The resumed sessions of the UNFCCC’s subsidiary bodies and the Ad Hoc Working Group on the Paris Agreement opened in Bangkok, Thailand on Tuesday, September 4, 2018 amid strong calls for progress.
At the resumed session, negotiators from some 190 countries will focus on developing the implementation guidelines of the Paris Climate Change Agreement. The guidelines are needed to provide guidance on how to implement the agreement and to see transparently how countries are progressing in their actions.
The opening of the session was graced with a brief addresses by the Prime Minister of Fiji, Mr. Josaia Voreqe Bainimarama, who is currently presiding over the climate change negotiations, as well as the Polish in-coming COP president, Mr. Kurtyka, who will preside over the negotiations at this year’s climate change conference – COP24 – to be held in Katowice, Poland in December.
Deputy Secretary-General of the United Nations, Ms. Amina J. Mohammed; General Surasak Karnjanarat, Minister of Natural Resources and Environment of Thailand; Mr.
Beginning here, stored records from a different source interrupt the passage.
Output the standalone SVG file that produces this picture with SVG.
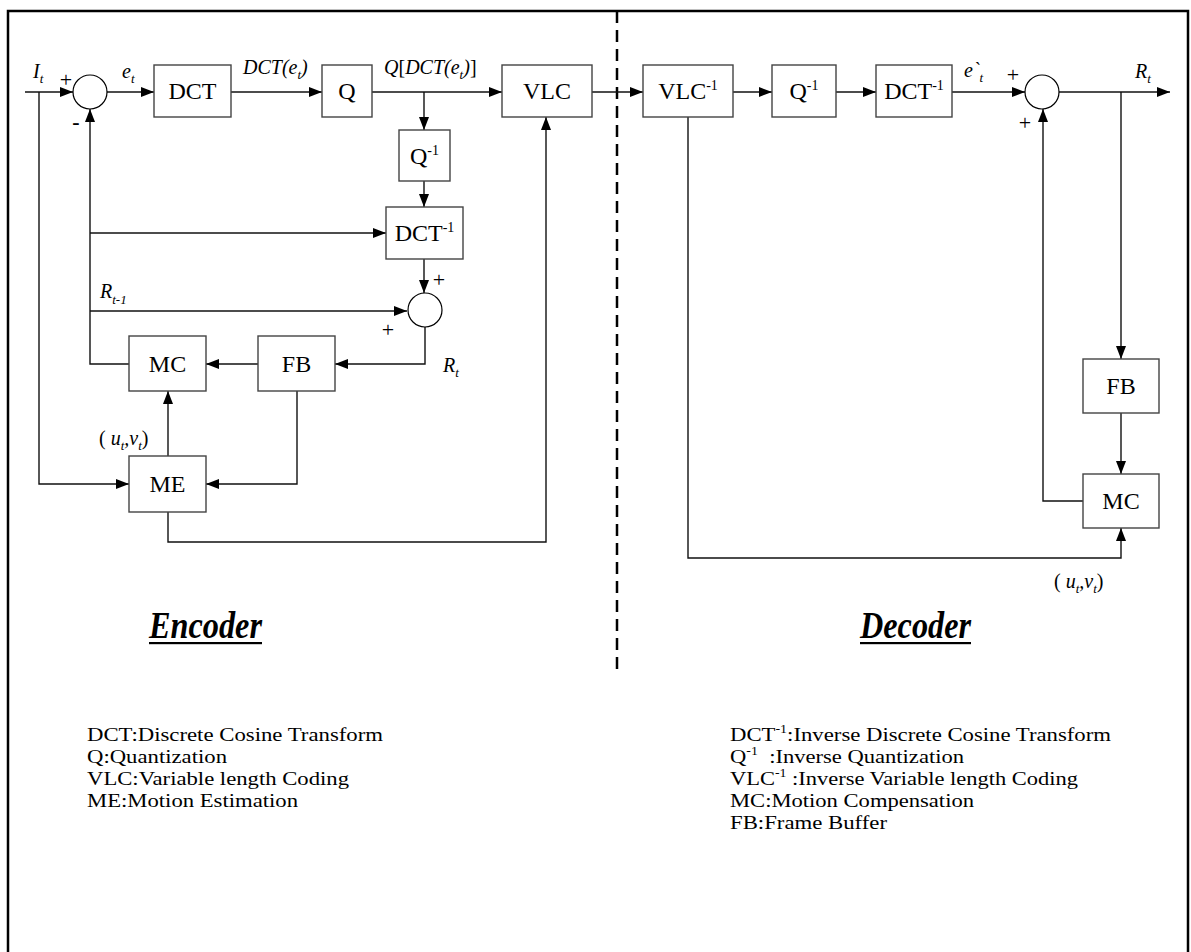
<svg xmlns="http://www.w3.org/2000/svg" width="1191" height="952" viewBox="0 0 1191 952">
<defs>
<marker id="ah" markerWidth="13" markerHeight="10" refX="13" refY="5" orient="auto" markerUnits="userSpaceOnUse">
<path d="M0,0 L13,5 L0,10 z" fill="#000"/>
</marker>
<style>
.box{fill:#fff;stroke:#444;stroke-width:1.4}
.sum{fill:#fff;stroke:#000;stroke-width:1.2}
.arr{fill:none;stroke:#111;stroke-width:1.4;marker-end:url(#ah)}
.lbl{font-family:"Liberation Serif",serif;font-size:24px;text-anchor:middle;fill:#000}
.sup{font-size:14px}
.math{font-family:"Liberation Serif",serif;font-size:20px;font-style:italic;fill:#000}
.sub{font-size:13px}
.rm{font-style:normal}
.sign{font-family:"Liberation Serif",serif;font-size:22px;fill:#000;text-anchor:middle}
.leg{font-family:"Liberation Serif",serif;font-size:19.5px;fill:#000}
.legsup{font-size:12px}
.title{font-family:"Liberation Serif",serif;font-size:38px;font-weight:bold;font-style:italic;fill:#000}
</style>
</defs>
<rect x="8" y="11" width="1180" height="960" fill="#fff" stroke="#000" stroke-width="2.5"/>
<line x1="617" y1="11" x2="617" y2="672" stroke="#000" stroke-width="2.5" stroke-dasharray="12,7"/>

<g id="connectors">
<path class="arr" d="M25,92 H73"/>
<path class="arr" d="M107,92 H154"/>
<path class="arr" d="M231,92 H322"/>
<path class="arr" d="M372,92 H502"/>
<path class="arr" d="M424,92 V130"/>
<path class="arr" d="M424,181 V207"/>
<path class="arr" d="M424,259 V293"/>
<path class="arr" d="M39,92 V484 H129"/>
<path class="arr" d="M129,364 H90 V109"/>
<path class="arr" d="M90,233 H386"/>
<path class="arr" d="M90,311 H407"/>
<path class="arr" d="M425,327 V364 H335"/>
<path class="arr" d="M258,364 H206"/>
<path class="arr" d="M297,391 V484 H206"/>
<path class="arr" d="M168,456 V391"/>
<path class="arr" d="M168,512 V542 H546 V117"/>
<path class="arr" d="M592,92 H643"/>
<path class="arr" d="M733,92 H772"/>
<path class="arr" d="M836,92 H876"/>
<path class="arr" d="M952,92 H1025"/>
<path class="arr" d="M1059,92 H1170"/>
<path class="arr" d="M1121,92 V359"/>
<path class="arr" d="M1121,413 V474"/>
<path class="arr" d="M1083,501 H1043 V109"/>
<path class="arr" d="M688,117 V558 H1121 V528"/>
</g>

<g id="sum1"><circle class="sum" cx="90" cy="92" r="17"/></g>
<g id="sum2"><circle class="sum" cx="425" cy="310" r="17"/></g>
<g id="sum3"><circle class="sum" cx="1042" cy="92" r="17"/></g>

<g id="enc-dct"><rect class="box" x="154" y="65" width="77" height="52"/><text class="lbl" x="192.5" y="99">DCT</text></g>
<g id="enc-q"><rect class="box" x="322" y="65" width="50" height="52"/><text class="lbl" x="347" y="99">Q</text></g>
<g id="enc-vlc"><rect class="box" x="502" y="65" width="90" height="52"/><text class="lbl" x="547" y="99">VLC</text></g>
<g id="enc-iq"><rect class="box" x="399" y="130" width="51" height="51"/><text class="lbl" x="424.5" y="164">Q<tspan class="sup" dy="-9">-1</tspan></text></g>
<g id="enc-idct"><rect class="box" x="386" y="207" width="77" height="52"/><text class="lbl" x="424.5" y="241">DCT<tspan class="sup" dy="-9">-1</tspan></text></g>
<g id="enc-mc"><rect class="box" x="129" y="336" width="77" height="55"/><text class="lbl" x="167.5" y="372">MC</text></g>
<g id="enc-fb"><rect class="box" x="258" y="336" width="77" height="55"/><text class="lbl" x="296.5" y="372">FB</text></g>
<g id="enc-me"><rect class="box" x="129" y="456" width="77" height="56"/><text class="lbl" x="167.5" y="492">ME</text></g>

<g id="dec-ivlc"><rect class="box" x="643" y="65" width="90" height="52"/><text class="lbl" x="688" y="99">VLC<tspan class="sup" dy="-9">-1</tspan></text></g>
<g id="dec-iq"><rect class="box" x="772" y="65" width="64" height="52"/><text class="lbl" x="804" y="99">Q<tspan class="sup" dy="-9">-1</tspan></text></g>
<g id="dec-idct"><rect class="box" x="876" y="65" width="76" height="52"/><text class="lbl" x="914" y="99">DCT<tspan class="sup" dy="-9">-1</tspan></text></g>
<g id="dec-fb"><rect class="box" x="1083" y="359" width="76" height="54"/><text class="lbl" x="1121" y="394">FB</text></g>
<g id="dec-mc"><rect class="box" x="1083" y="474" width="76" height="54"/><text class="lbl" x="1121" y="509">MC</text></g>

<g id="labels">
<text class="math" x="33" y="78">I<tspan class="sub" dy="5">t</tspan></text>
<text class="sign" x="66" y="87">+</text>
<text class="sign" x="76" y="129" style="font-weight:bold;font-size:22px">-</text>
<text class="math" x="122" y="78">e<tspan class="sub" dy="5">t</tspan></text>
<text class="math" x="243" y="74">DCT(e<tspan class="sub" dy="5">t</tspan><tspan dy="-5">)</tspan></text>
<text class="math" x="384" y="74">Q<tspan class="rm">[</tspan>DCT(e<tspan class="sub" dy="5">t</tspan><tspan dy="-5">)</tspan><tspan class="rm">]</tspan></text>
<text class="sign" x="439" y="287">+</text>
<text class="math" x="100" y="298">R<tspan class="sub" dy="6">t-1</tspan></text>
<text class="sign" x="388" y="337">+</text>
<text class="math" x="443" y="372">R<tspan class="sub" dy="5">t</tspan></text>
<text class="math" x="99" y="445"><tspan class="rm">( </tspan>u<tspan class="sub" dy="5">t</tspan><tspan dy="-5">,v</tspan><tspan class="sub" dy="5">t</tspan><tspan class="rm" dy="-5">)</tspan></text>
<text class="math" x="964" y="77">e`<tspan class="sub" dy="5">t</tspan></text>
<text class="sign" x="1013" y="82">+</text>
<text class="sign" x="1025" y="130">+</text>
<text class="math" x="1135" y="78">R<tspan class="sub" dy="5">t</tspan></text>
<text class="math" x="1054" y="588"><tspan class="rm">( </tspan>u<tspan class="sub" dy="5">t</tspan><tspan dy="-5">,v</tspan><tspan class="sub" dy="5">t</tspan><tspan class="rm" dy="-5">)</tspan></text>
</g>

<g id="titles">
<text class="title" x="149" y="638" textLength="113" lengthAdjust="spacingAndGlyphs">Encoder</text>
<rect x="149" y="642" width="113" height="2.2" fill="#000"/>
<text class="title" x="860" y="638" textLength="111" lengthAdjust="spacingAndGlyphs">Decoder</text>
<rect x="860" y="642" width="111" height="2.2" fill="#000"/>
</g>

<g id="legend-left">
<text class="leg" x="87" y="741" textLength="296" lengthAdjust="spacingAndGlyphs">DCT:Discrete Cosine Transform</text>
<text class="leg" x="87" y="763" textLength="140" lengthAdjust="spacingAndGlyphs">Q:Quantization</text>
<text class="leg" x="87" y="785" textLength="262" lengthAdjust="spacingAndGlyphs">VLC:Variable length Coding</text>
<text class="leg" x="87" y="807" textLength="211" lengthAdjust="spacingAndGlyphs">ME:Motion Estimation</text>
</g>
<g id="legend-right">
<text class="leg" x="730" y="741" textLength="381" lengthAdjust="spacingAndGlyphs">DCT<tspan class="legsup" dy="-8">-1</tspan><tspan dy="8">:Inverse Discrete Cosine Transform</tspan></text>
<text class="leg" x="730" y="763" xml:space="preserve" textLength="234" lengthAdjust="spacingAndGlyphs">Q<tspan class="legsup" dy="-8">-1</tspan><tspan dy="8">  :Inverse Quantization</tspan></text>
<text class="leg" x="730" y="785" xml:space="preserve" textLength="348" lengthAdjust="spacingAndGlyphs">VLC<tspan class="legsup" dy="-8">-1</tspan><tspan dy="8"> :Inverse Variable length Coding</tspan></text>
<text class="leg" x="730" y="807" textLength="244" lengthAdjust="spacingAndGlyphs">MC:Motion Compensation</text>
<text class="leg" x="730" y="829" textLength="157" lengthAdjust="spacingAndGlyphs">FB:Frame Buffer</text>
</g>
</svg>
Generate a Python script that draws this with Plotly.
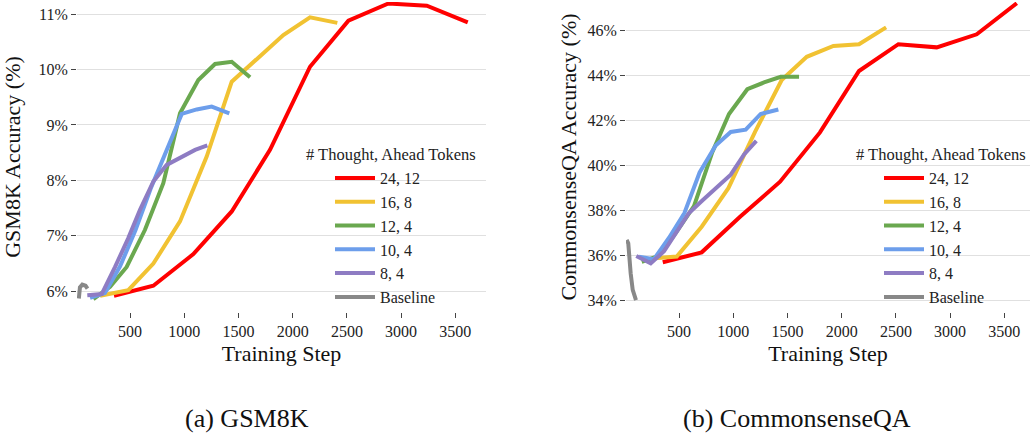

Kaveh Zahedi; Officer in Charge of the UN in Thailand; Patricia Espinosa, Executive Secretary of UN Climate Change, also addressed the opening.
All speakers strongly urged negotiators to step up the pace of their work and to move towards negotiating texts that capture clear options on the implementation guidelines that can swiftly be finalised and adopted in Katowice. This is crucial given the deadline that countries set for themselves to complete this work at COP24 this year, said the organisers.
Espinosa stated that COP24 was now right around the corner. “We are working against the clock. We must now complete the heavy lifting and we must do it rapidly. UN Climate Change stands ready to assist countries,” she said.
Current COP president Bainimarama impressed upon delegates that the six-day Bangkok talks were urgent. “In these few days, we have the opportunity to put the Paris Agreement on a path from words to action,” he said.
The implementation guidelines will unlock practical actions and bring the agreement’s institutions to life. This is vital for all aspects of climate action, including:
- enabling ambitious global and national adaptation action and emission reductions,
- developing fair transparency and compliance arrangements, and
- mobilising means of implementation, especially with respect to finance, to support developing country action.
In-coming COP president Kurtyka said that non-state actors were steaming ahead and that governments had to keep up with that pace by putting in place the implementation guidelines.
He urged delegates to craft clear texts in Bangkok that they could work with at COP24. “Clarity and a streamlined text is my request,” he said.
“These six days of additional negotiating time in Bangkok before COP24 are a golden opportunity for countries to prepare solid texts that can be finalised at COP24,” said Espinosa.